- #1
BillKet
- 313
- 29
Hello! I am reading about dressed states, and I am presented a situation in which we have a laser (the pump laser) on resonance with a 2 level (atomic) transition, and a second, weak laser (probe laser) that is scanned over a frequency range. The absorption spectrum of the probe laser, for different Rabi frequencies, ##\Omega## of the pump laser is shown in the attached figure. My question here is only for the case of ##\Omega = 0.3 \Gamma##. Given that we have atom laser interaction, the ground and excited state of the atom ##|g>## and ##|e>## are not eigenstates anymore. The eigenstates are, for zero detuning (##\Delta = 0##) ##|+> = \frac{|g>-|e>}{\sqrt{2}}## and ##|-> = \frac{|g>+|e>}{\sqrt{2}}##. So, the actual levels that the probe laser sees are ##|+>## and ##|->##. Given that the pump laser has a small power, the ground atomic state, ##|g>## will be more populated than the excited one ##|e>## (i.e. the population won't be split 50/50 as it would be for high laser power) in the steady state. However, the ##|+>## and ##|->## and equal linear combinations of ##|g>## and ##|e>##, so they should have equal populations. I also attached a little drawing with the levels and populations (populations are draw as circles, with bigger circles meaning bigger population). The 2 levels connected by the wiggly line represent 2 levels that can be connected by the probe laser, assuming the probe laser is on resonance.

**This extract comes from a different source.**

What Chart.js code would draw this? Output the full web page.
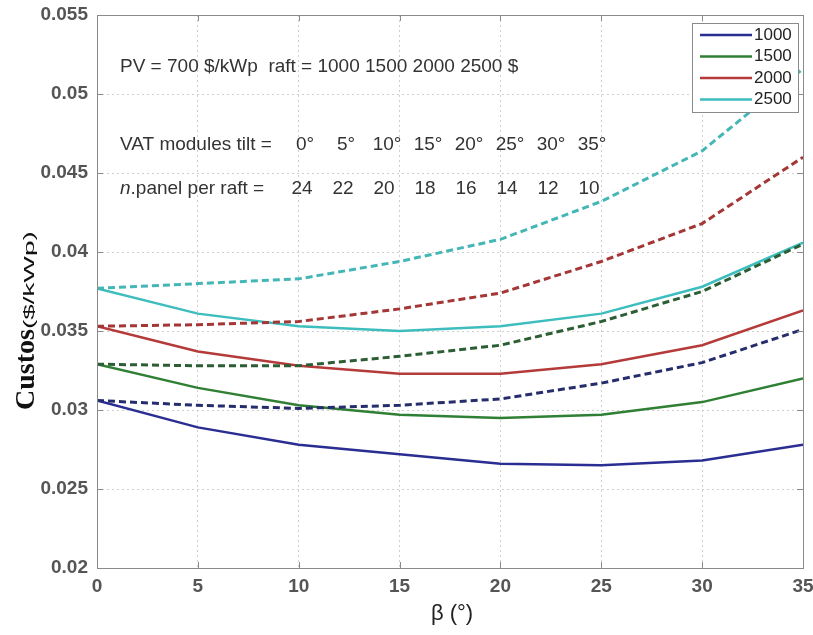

What confuses me is: why do we get an absorption at all (according to the first figure) when the probe laser is on resonance. According to the second figure, the 2 levels connected by the probe laser (wiggly line) have equal populations (even if ##|g>## and ##|e>## have different populations)? Shouldn't the absorption be zero, given that the amount of absorption and stimulated emission would cancel each other? Can someone help me understand what am I missing here? Thank you!